Judging the entrance
The CLAT, which was not a “good idea” for the second-largest number of respondents to the study, can be cracked more easily with entrance test coaching according to more than 35% of the respondents who said coaching “makes a significant difference”.
31.7% of the respondents even recommended that adding personal interviews or group discussions to the law school admission process was a “good idea”.
The study commented:
Multiple-choice questions might entail effort-saving for those who organize admissions, but do not capture an applicant’s aptitude for theory-building and analytical writing, both of which are vital for meaningfully pursuing legal education. Making admission decisions solely on the basis of a two-hour exam appears to be unfair to school-leaving applicants who might better demonstrate their abilities through scrutiny of several factors taken together such as performance in school-leaving examinations, writing samples, letters of recommendation and achievements in co-curricular activities.
In order to increase the number of students applying and to improve diversity, the study authors recommended that the application fees of Rs 4,000 for the CLAT should be halved, to correspond to entrance fees in other disciplines.
The authors also recommended that there was a “pressing need to improve the co-ordination mechanisms for conducting the CLAT”, with the “present model of rotating organisational responsibilities to a fresh institution each year” having “undermined the quality” of the exam, citing many of the very public errors in the conduct that have been well documented in previous years.
NLU Delhi really should join the CLAT (despite iffy quality?)
The authors also recommend in particular that NLU Delhi should really join the CLAT:
At least two of the NLUs that are currently in existence (NLU Delhi and HPNLU Shimla) are not using the CLAT for conducting their admissions. They should be advised to join the same. By remaining outside the ambit of this process, they are undermining the objective of a common exam introduced in 2008, which was to reduce the monetary and physical burden on applicants.
They also say that high “domicile quotas” at several NLUs are “not a desirable characteristic in the long-run, as it undermines the national character of the student body”, and “lead to undue resentment against students who gain admission with much lower ranks” in the CLAT.
NRI-sponsored seats misused
The study also recommended that the high-cost NRI-sponsored seats should be abolished, though seats allocated to students from abroad, particularly to economically developing countries:
Furthermore, a few NLUs have provided for „NRI-Sponsored‟ seats. This category should be discontinued since it is being misused by those who have completed their schooling in India but have relatives in developed countries who are willing to sponsor their education by paying the higher fee structure.
How to fix the administrative malaise?
The study makes some good points about how to improve transparency and quality in administration, including:
- all NLUs to proactively disclose annual financial on their websites,
- a more “broad-based process” for selecting VCs, and
- “elected student bodies need to be nurtured and encouraged rather than being discouraged or even prohibited”:
Having said that, there are good arguments for continuing with the prohibition on mainstream political parties from mobilizing on these campuses. However, we should not go to the other extreme of not allowing elected student bodies at all.
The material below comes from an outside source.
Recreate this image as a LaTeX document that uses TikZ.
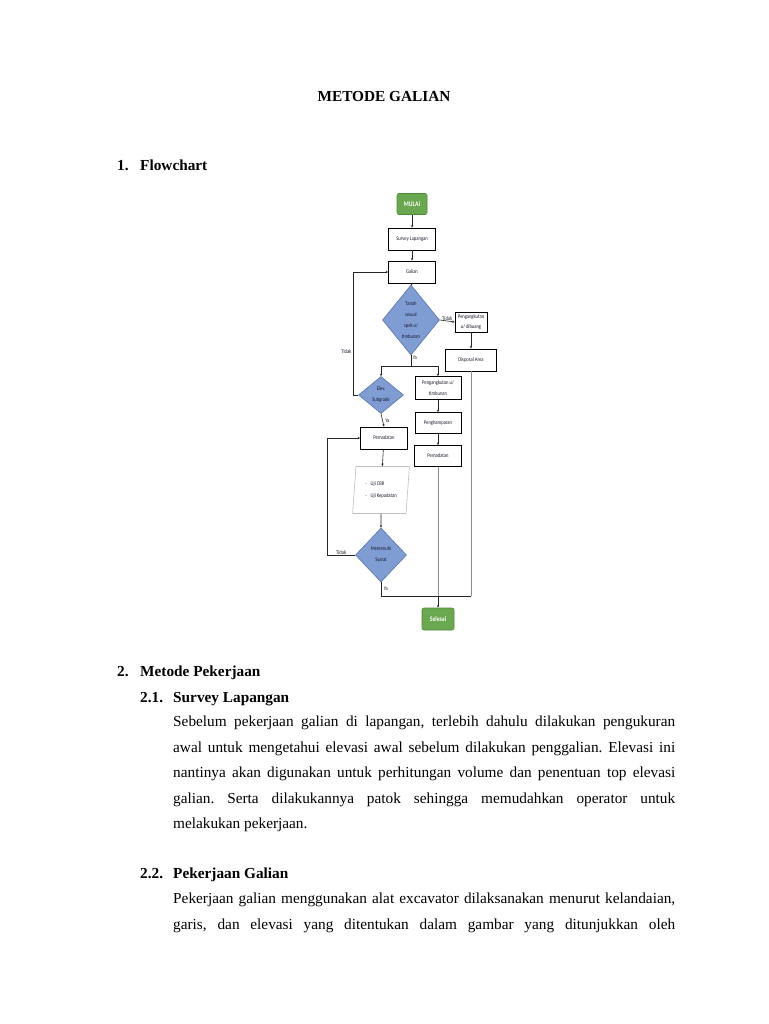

In some NLUs, the student office-bearers are being nominated by faculty members or being selected on the basis of their academic performance. Those models are not desirable either.
Methodology and authors
A total of 849 students from 15 national law universities (NLUs) were surveyed (“12% of the aggregate number of full-time students at the participating institutions”, according to the study), in addition to interviews with around 160 faculty members.
The paper’s listed authors are Nalsar vice chancellor Faizan Mustafa, Nalsar’s Jagteshwar Singh Sohi, Sidharth Chauhan and Sudhanshu Kumar, and Cyril Amarchand Mangaldas head of learning and development, Vaibhav Ganjiwale.
The full report can be accessed on SSRN.